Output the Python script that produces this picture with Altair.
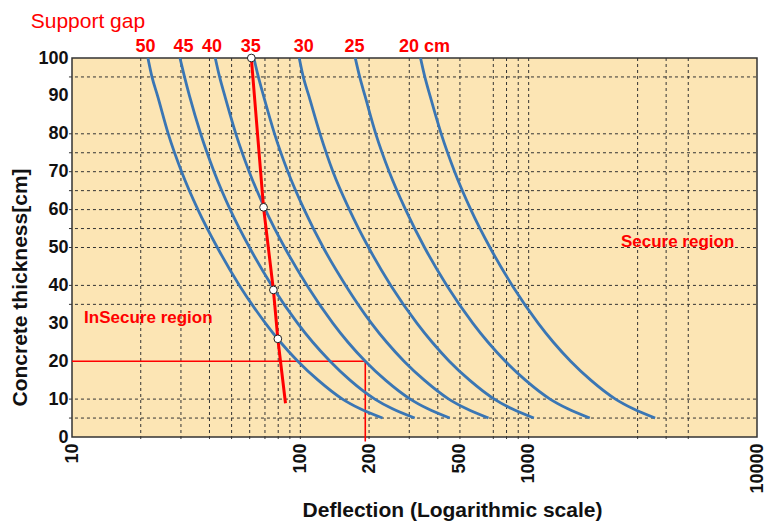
import altair as alt
import pandas as pd

# ---- data ----
thickness = [100, 95, 90, 80, 70, 60, 50, 40, 30, 25, 20, 15, 10, 7.5, 5]
gap_names = ["50", "45", "40", "35", "30", "25", "20 cm"]
gap_50 = [21.5, 22.4, 23.7, 26.4, 30.2, 35.6, 43.3, 54.1, 70.4, 81.9, 97.5, 119.6, 153, 182, 229]
gap_45 = [29.7, 31.1, 32.7, 36.6, 41.9, 49.3, 59.9, 74.9, 97.4, 113.4, 135, 165, 212, 252, 317]
gap_40 = [42.4, 44.3, 46.7, 52.2, 59.7, 70.3, 85.4, 107, 139, 161.7, 192.5, 236, 303, 360, 451]
gap_35 = [62.6, 65.5, 69.0, 77.1, 88.2, 104, 126, 158, 205, 239, 284.5, 349, 447, 532, 667]
gap_30 = [98.9, 103, 109, 122, 139, 164, 199, 249, 324.5, 378, 449, 551, 707, 841, 1054]
gap_25 = [174, 182, 192, 214, 245, 289, 350, 438, 570, 664, 790, 968, 1241, 1477, 1852]
gap_20 = [336, 351, 370, 414, 474, 558, 677, 847, 1102, 1283, 1527, 1871, 2400, 2855, 3580]
curves = [gap_50, gap_45, gap_40, gap_35, gap_30, gap_25, gap_20]
label_defl = [21.0, 30.8, 41.0, 60.6, 103.4, 172.7, 349.7]

critical_defl = [61, 69, 76.2, 79.7, 86.1]
critical_thick = [100, 60.6, 38.8, 25.9, 8.9]
marker_defl = [61, 69, 76.2, 79.7]
marker_thick = [100, 60.6, 38.8, 25.9]

guide_defl = [10, 192.5, 192.5]
guide_thick = [20, 20, -1.2]

grid_x = [20, 30, 40, 50, 60, 70, 80, 90, 100, 200, 300, 400, 500, 700, 800, 900, 1000, 3000, 4000, 5000]
grid_y = [5, 10, 35, 40, 50, 55, 60, 65, 70, 75, 80, 95]

x_ticks = [10, 100, 200, 500, 1000, 10000]
y_ticks = [0, 10, 20, 30, 40, 50, 60, 70, 80, 90, 100]

region_text = ["InSecure region", "Secure region"]
region_defl = [11.3, 2535]
region_thick = [30.2, 50.2]

header_text = "Support gap"
x_title = "Deflection (Logarithmic scale)"
y_title = "Concrete thickness[cm]"

# ---- tables ----
curve_rows = []
for name, vals in zip(gap_names, curves):
    for t, d in zip(thickness, vals):
        curve_rows.append({"gap": name, "defl": d, "thick": t})
curve_df = pd.DataFrame(curve_rows)

crit_df = pd.DataFrame({"defl": critical_defl, "thick": critical_thick, "o": range(len(critical_defl))})
mark_df = pd.DataFrame({"defl": marker_defl, "thick": marker_thick})
guide_df = pd.DataFrame({"defl": guide_defl, "thick": guide_thick, "o": range(len(guide_defl))})
gx_df = pd.DataFrame({"defl": grid_x, "thick": [100] * len(grid_x), "thick2": [-1] * len(grid_x)})
gy_df = pd.DataFrame({"defl": [9.7] * len(grid_y), "defl2": [10000] * len(grid_y), "thick": grid_y})
lab_df = pd.DataFrame({"defl": label_defl, "txt": gap_names})
reg_df = pd.DataFrame({"defl": region_defl, "thick": region_thick, "txt": region_text})

FONT = "Liberation Sans"
RED = "#ff0000"

x_enc = alt.X(
    "defl:Q",
    scale=alt.Scale(type="log", domain=[10, 10000], nice=False),
    axis=alt.Axis(
        values=x_ticks, format="d", labelAngle=270, labelAlign="right", labelBaseline="middle",
        labelPadding=6, labelFont=FONT, labelFontSize=18, labelFontWeight="bold", labelColor="#111",
        ticks=False, domain=False, grid=False, labelOverlap=False,
        title=x_title, titleFont=FONT, titleFontSize=21, titleFontWeight="bold", titleColor="#111",
        titleX=380, titleY=79, titleAlign="center", titleBaseline="alphabetic",
    ),
)
y_enc = alt.Y(
    "thick:Q",
    scale=alt.Scale(domain=[0, 100], nice=False),
    axis=alt.Axis(
        values=y_ticks, labelPadding=4, labelFont=FONT, labelFontSize=18, labelFontWeight="bold",
        labelColor="#111", ticks=False, domain=False, grid=False,
        title=y_title, titleFont=FONT, titleFontSize=21, titleFontWeight="bold", titleColor="#111",
        titleAngle=270, titleX=-51.5, titleY=229, titleAlign="center", titleBaseline="middle",
    ),
)

grid_v = alt.Chart(gx_df).mark_rule(color="#333", strokeWidth=1, strokeDash=[3, 3]).encode(
    x=x_enc, y=y_enc, y2="thick2:Q")
grid_h = alt.Chart(gy_df).mark_rule(color="#333", strokeWidth=1, strokeDash=[3, 3]).encode(
    x=x_enc, x2="defl2:Q", y=y_enc)

guide = alt.Chart(guide_df).mark_line(color=RED, strokeWidth=1.6).encode(
    x=x_enc, y=y_enc, order="o:Q")

lines = alt.Chart(curve_df).mark_line(color="#3a76b4", strokeWidth=2.8, interpolate="monotone").encode(
    x=x_enc, y=y_enc, detail="gap:N")

crit = alt.Chart(crit_df).mark_line(color=RED, strokeWidth=3).encode(
    x=x_enc, y=y_enc, order="o:Q")

marks = alt.Chart(mark_df).mark_point(filled=True, fill="white", stroke="#222", strokeWidth=1,
                                      size=60, opacity=1, shape="circle").encode(x=x_enc, y=y_enc)

top_labels = alt.Chart(lab_df).mark_text(font=FONT, fontSize=18, fontWeight="bold", color=RED,
                                          align="center", baseline="alphabetic").encode(
    x=x_enc, y=alt.value(-6.5), text="txt:N")

regions = alt.Chart(reg_df).mark_text(font=FONT, fontSize=17, fontWeight="bold", color=RED,
                                      align="left", baseline="alphabetic").encode(
    x=x_enc, y=y_enc, text="txt:N")

header = alt.Chart(pd.DataFrame({"txt": [header_text]})).mark_text(
    font=FONT, fontSize=21, color=RED, align="left", baseline="alphabetic").encode(
    x=alt.value(-41.3), y=alt.value(-30), text="txt:N")

chart = alt.layer(grid_v, grid_h, guide, lines, crit, marks, top_labels, regions, header).properties(
    width=685, height=379,
    padding={"left": 64, "top": 50, "right": 10, "bottom": 84},
    autosize=alt.AutoSizeParams(type="none"),
    background="white",
).configure_view(fill="#fce5b4", stroke="#333", strokeWidth=1.5)

chart.save("out.html", embed_options={"renderer": "svg", "actions": False})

* * *

Write the full listing out again with every line unchanged, but include no pictures.

**Complete output**
Output the Python script that produces this picture with Altair.
import altair as alt
import pandas as pd

# ---- data ----
thickness = [100, 95, 90, 80, 70, 60, 50, 40, 30, 25, 20, 15, 10, 7.5, 5]
gap_names = ["50", "45", "40", "35", "30", "25", "20 cm"]
gap_50 = [21.5, 22.4, 23.7, 26.4, 30.2, 35.6, 43.3, 54.1, 70.4, 81.9, 97.5, 119.6, 153, 182, 229]
gap_45 = [29.7, 31.1, 32.7, 36.6, 41.9, 49.3, 59.9, 74.9, 97.4, 113.4, 135, 165, 212, 252, 317]
gap_40 = [42.4, 44.3, 46.7, 52.2, 59.7, 70.3, 85.4, 107, 139, 161.7, 192.5, 236, 303, 360, 451]
gap_35 = [62.6, 65.5, 69.0, 77.1, 88.2, 104, 126, 158, 205, 239, 284.5, 349, 447, 532, 667]
gap_30 = [98.9, 103, 109, 122, 139, 164, 199, 249, 324.5, 378, 449, 551, 707, 841, 1054]
gap_25 = [174, 182, 192, 214, 245, 289, 350, 438, 570, 664, 790, 968, 1241, 1477, 1852]
gap_20 = [336, 351, 370, 414, 474, 558, 677, 847, 1102, 1283, 1527, 1871, 2400, 2855, 3580]
curves = [gap_50, gap_45, gap_40, gap_35, gap_30, gap_25, gap_20]
label_defl = [21.0, 30.8, 41.0, 60.6, 103.4, 172.7, 349.7]

critical_defl = [61, 69, 76.2, 79.7, 86.1]
critical_thick = [100, 60.6, 38.8, 25.9, 8.9]
marker_defl = [61, 69, 76.2, 79.7]
marker_thick = [100, 60.6, 38.8, 25.9]

guide_defl = [10, 192.5, 192.5]
guide_thick = [20, 20, -1.2]

grid_x = [20, 30, 40, 50, 60, 70, 80, 90, 100, 200, 300, 400, 500, 700, 800, 900, 1000, 3000, 4000, 5000]
grid_y = [5, 10, 35, 40, 50, 55, 60, 65, 70, 75, 80, 95]

x_ticks = [10, 100, 200, 500, 1000, 10000]
y_ticks = [0, 10, 20, 30, 40, 50, 60, 70, 80, 90, 100]

region_text = ["InSecure region", "Secure region"]
region_defl = [11.3, 2535]
region_thick = [30.2, 50.2]

header_text = "Support gap"
x_title = "Deflection (Logarithmic scale)"
y_title = "Concrete thickness[cm]"

# ---- tables ----
curve_rows = []
for name, vals in zip(gap_names, curves):
    for t, d in zip(thickness, vals):
        curve_rows.append({"gap": name, "defl": d, "thick": t})
curve_df = pd.DataFrame(curve_rows)

crit_df = pd.DataFrame({"defl": critical_defl, "thick": critical_thick, "o": range(len(critical_defl))})
mark_df = pd.DataFrame({"defl": marker_defl, "thick": marker_thick})
guide_df = pd.DataFrame({"defl": guide_defl, "thick": guide_thick, "o": range(len(guide_defl))})
gx_df = pd.DataFrame({"defl": grid_x, "thick": [100] * len(grid_x), "thick2": [-1] * len(grid_x)})
gy_df = pd.DataFrame({"defl": [9.7] * len(grid_y), "defl2": [10000] * len(grid_y), "thick": grid_y})
lab_df = pd.DataFrame({"defl": label_defl, "txt": gap_names})
reg_df = pd.DataFrame({"defl": region_defl, "thick": region_thick, "txt": region_text})

FONT = "Liberation Sans"
RED = "#ff0000"

x_enc = alt.X(
    "defl:Q",
    scale=alt.Scale(type="log", domain=[10, 10000], nice=False),
    axis=alt.Axis(
        values=x_ticks, format="d", labelAngle=270, labelAlign="right", labelBaseline="middle",
        labelPadding=6, labelFont=FONT, labelFontSize=18, labelFontWeight="bold", labelColor="#111",
        ticks=False, domain=False, grid=False, labelOverlap=False,
        title=x_title, titleFont=FONT, titleFontSize=21, titleFontWeight="bold", titleColor="#111",
        titleX=380, titleY=79, titleAlign="center", titleBaseline="alphabetic",
    ),
)
y_enc = alt.Y(
    "thick:Q",
    scale=alt.Scale(domain=[0, 100], nice=False),
    axis=alt.Axis(
        values=y_ticks, labelPadding=4, labelFont=FONT, labelFontSize=18, labelFontWeight="bold",
        labelColor="#111", ticks=False, domain=False, grid=False,
        title=y_title, titleFont=FONT, titleFontSize=21, titleFontWeight="bold", titleColor="#111",
        titleAngle=270, titleX=-51.5, titleY=229, titleAlign="center", titleBaseline="middle",
    ),
)

grid_v = alt.Chart(gx_df).mark_rule(color="#333", strokeWidth=1, strokeDash=[3, 3]).encode(
    x=x_enc, y=y_enc, y2="thick2:Q")
grid_h = alt.Chart(gy_df).mark_rule(color="#333", strokeWidth=1, strokeDash=[3, 3]).encode(
    x=x_enc, x2="defl2:Q", y=y_enc)

guide = alt.Chart(guide_df).mark_line(color=RED, strokeWidth=1.6).encode(
    x=x_enc, y=y_enc, order="o:Q")

lines = alt.Chart(curve_df).mark_line(color="#3a76b4", strokeWidth=2.8, interpolate="monotone").encode(
    x=x_enc, y=y_enc, detail="gap:N")

crit = alt.Chart(crit_df).mark_line(color=RED, strokeWidth=3).encode(
    x=x_enc, y=y_enc, order="o:Q")

marks = alt.Chart(mark_df).mark_point(filled=True, fill="white", stroke="#222", strokeWidth=1,
                                      size=60, opacity=1, shape="circle").encode(x=x_enc, y=y_enc)

top_labels = alt.Chart(lab_df).mark_text(font=FONT, fontSize=18, fontWeight="bold", color=RED,
                                          align="center", baseline="alphabetic").encode(
    x=x_enc, y=alt.value(-6.5), text="txt:N")

regions = alt.Chart(reg_df).mark_text(font=FONT, fontSize=17, fontWeight="bold", color=RED,
                                      align="left", baseline="alphabetic").encode(
    x=x_enc, y=y_enc, text="txt:N")

header = alt.Chart(pd.DataFrame({"txt": [header_text]})).mark_text(
    font=FONT, fontSize=21, color=RED, align="left", baseline="alphabetic").encode(
    x=alt.value(-41.3), y=alt.value(-30), text="txt:N")

chart = alt.layer(grid_v, grid_h, guide, lines, crit, marks, top_labels, regions, header).properties(
    width=685, height=379,
    padding={"left": 64, "top": 50, "right": 10, "bottom": 84},
    autosize=alt.AutoSizeParams(type="none"),
    background="white",
).configure_view(fill="#fce5b4", stroke="#333", strokeWidth=1.5)

chart.save("out.html", embed_options={"renderer": "svg", "actions": False})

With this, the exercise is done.